しかし、そのためには導入時にスクラムマスターによるコーチングや、チーム人数とスプリントの調整、コミュニケーションをするための工夫など、準備コストをしっかり取ったといいます。スクラム開発はルールがしっかり確立されているとはいえ、実際の現場ではプロジェクトの内容やチーム環境に合わせて試行錯誤をしながら取り入れることが多いようです。
チーム単位を重視することで、いままでの縦割り型の組織にはそぐわない場合もあります。そのため、新しい体制を柔軟に受け入れ、継続的に改善していくことが必要となります。
「スクラム開発の手法とは。スクラム開発の歴史や事例」についてのまとめ
従来のウォーターフォールなどによる開発手法では、個人の技量に委ねられる部分も多くありました。
しかし、スクラム開発ではチームとしての成果を重要視するため、メンバー全員が考え動くことが必然となります。

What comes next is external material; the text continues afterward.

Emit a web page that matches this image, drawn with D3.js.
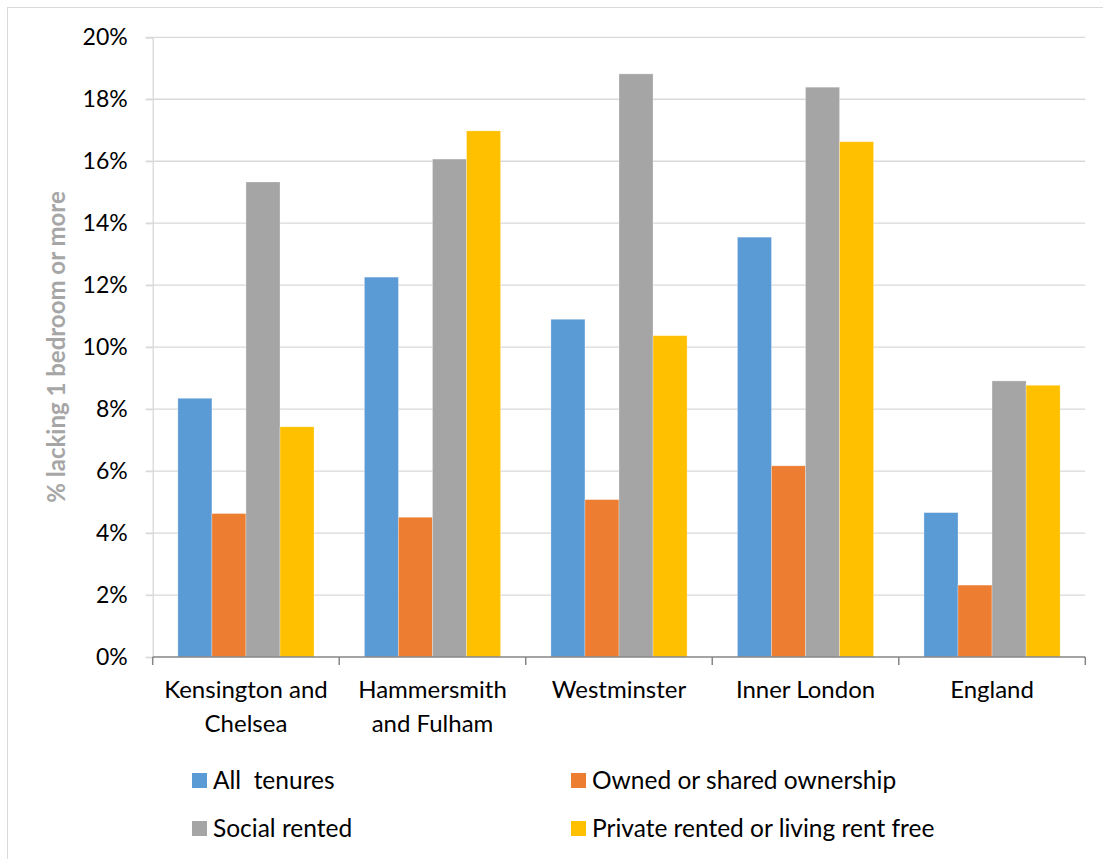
<!DOCTYPE html>
<html>
<head>
<meta charset="utf-8">
<script src="https://cdn.jsdelivr.net/npm/d3@7"></script>
<style>
  html, body { margin: 0; padding: 0; background: #ffffff; }
  svg { display: block; }
  text { font-family: Lato, "Open Sans", sans-serif; }
</style>
</head>
<body>
<svg id="chart" width="1103" height="859"></svg>
<script>
// Share of households lacking one bedroom or more, by tenure
const areas = ["Kensington and Chelsea", "Hammersmith and Fulham", "Westminster", "Inner London", "England"];
const areaLines = [["Kensington and", "Chelsea"], ["Hammersmith", "and Fulham"], ["Westminster"], ["Inner London"], ["England"]];
const tenures = ["All  tenures", "Owned or shared ownership", "Social rented", "Private rented or living rent free"];
const allTenures    = [8.35, 12.26, 10.9, 13.55, 4.66];
const ownedShared   = [4.63, 4.51, 5.08, 6.17, 2.32];
const socialRented  = [15.33, 16.07, 18.82, 18.39, 8.91];
const privateRented = [7.43, 16.98, 10.37, 16.63, 8.77];
const yTicks = [0, 2, 4, 6, 8, 10, 12, 14, 16, 18, 20];
const colors = ["#5b9bd5", "#ed7d31", "#a5a5a5", "#ffc000"];

const seriesValues = [allTenures, ownedShared, socialRented, privateRented];
const rows = areas.map((a, i) => ({ area: a, values: seriesValues.map(s => s[i]) }));

const svg = d3.select("#chart");
const plotLeft = 152.7, plotRight = 1085.3, plotTop = 37.3, plotBottom = 657;

// outer chart frame
svg.append("rect")
  .attr("x", 7.5).attr("y", 7.5).attr("width", 1200).attr("height", 1000)
  .attr("fill", "none").attr("stroke", "#d9d9d9").attr("stroke-width", 1);

const y = d3.scaleLinear().domain([0, 20]).range([plotBottom, plotTop]);
const x0 = d3.scaleBand().domain(areas).range([plotLeft, plotRight]).paddingInner(0.27).paddingOuter(0.135);
const x1 = d3.scaleBand().domain(d3.range(tenures.length)).range([0, x0.bandwidth()]);

// gridlines
svg.append("g")
  .selectAll("line").data(yTicks.filter(t => t > 0)).join("line")
  .attr("x1", plotLeft - 7).attr("x2", plotRight)
  .attr("y1", d => y(d)).attr("y2", d => y(d))
  .attr("stroke", "#d9d9d9").attr("stroke-width", 1.3);

// y axis
const yAxis = svg.append("g").attr("transform", `translate(${plotLeft},0)`)
  .call(d3.axisLeft(y).tickValues(yTicks).tickFormat(d => d + "%").tickSize(7).tickPadding(18));
yAxis.select(".domain").attr("stroke", "#d9d9d9").attr("stroke-width", 1.3);
yAxis.selectAll(".tick line").attr("stroke", "#d9d9d9").attr("stroke-width", 1.3);
yAxis.selectAll(".tick text").attr("fill", "#000").style("font-size", "23px").style("font-family", "Lato, sans-serif");

// bars
svg.append("g").selectAll("g").data(rows).join("g")
  .attr("transform", d => `translate(${x0(d.area)},0)`)
  .selectAll("rect").data(d => d.values.map((v, k) => ({ v, k }))).join("rect")
  .attr("x", d => x1(d.k)).attr("width", x1.bandwidth())
  .attr("y", d => y(d.v)).attr("height", d => plotBottom - y(d.v))
  .attr("fill", d => colors[d.k])
  .attr("stroke", "#ffffff").attr("stroke-opacity", 0.35).attr("stroke-width", 0.8);

// x axis line and category boundary ticks
const step = x0.step();
const boundaries = d3.range(areas.length + 1).map(i => plotLeft + i * step);
svg.append("line").attr("x1", plotLeft).attr("x2", plotRight).attr("y1", plotBottom).attr("y2", plotBottom)
  .attr("stroke", "#868686").attr("stroke-width", 1.5);
svg.append("g").selectAll("line").data(boundaries).join("line")
  .attr("x1", d => d).attr("x2", d => d).attr("y1", plotBottom).attr("y2", plotBottom + 8)
  .attr("stroke", "#868686").attr("stroke-width", 1.5);

// category labels
const catG = svg.append("g");
areas.forEach((a, i) => {
  const cx = x0(a) + x0.bandwidth() / 2;
  const t = catG.append("text").attr("text-anchor", "middle").attr("fill", "#000")
    .style("font-size", "24px");
  areaLines[i].forEach((ln, j) => {
    t.append("tspan").attr("x", cx).attr("y", 698 + j * 34).text(ln);
  });
});

// y axis title
svg.append("text")
  .attr("transform", "translate(65,347) rotate(-90)")
  .attr("text-anchor", "middle")
  .attr("fill", "#a6a6a6").style("font-size", "24px").style("font-weight", "bold")
  .text("% lacking 1 bedroom or more");

// legend
const legendPos = [[192, 773], [571, 773], [192, 821], [571, 821]];
const leg = svg.append("g");
tenures.forEach((t, k) => {
  const [lx, ly] = legendPos[k];
  leg.append("rect").attr("x", lx).attr("y", ly).attr("width", 15).attr("height", 15).attr("fill", colors[k]);
  leg.append("text").attr("x", lx + 21).attr("y", ly + 15.5).attr("fill", "#000")
    .style("font-size", "24.5px").style("white-space", "pre").attr("xml:space", "preserve").text(t);
});
</script>
</body>
</html>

ひいては自分の専門外の勉強が必要になることや、ミーティングによって作業時間が減ることもあり、時にそれは負担となる場合もあるかもしれません。組織としても教育コストや改善案の許容が求められます。
結果として、メンバーの意識が大きく変わり、自ら考えて動くことができる人材を育成できることは、これからの時代の組織運営に大きな利点となるのではないでしょうか。今回ご紹介したスクラム開発手法を、ぜひ今後のプロジェクト管理やチーム作りに役立ててみてください。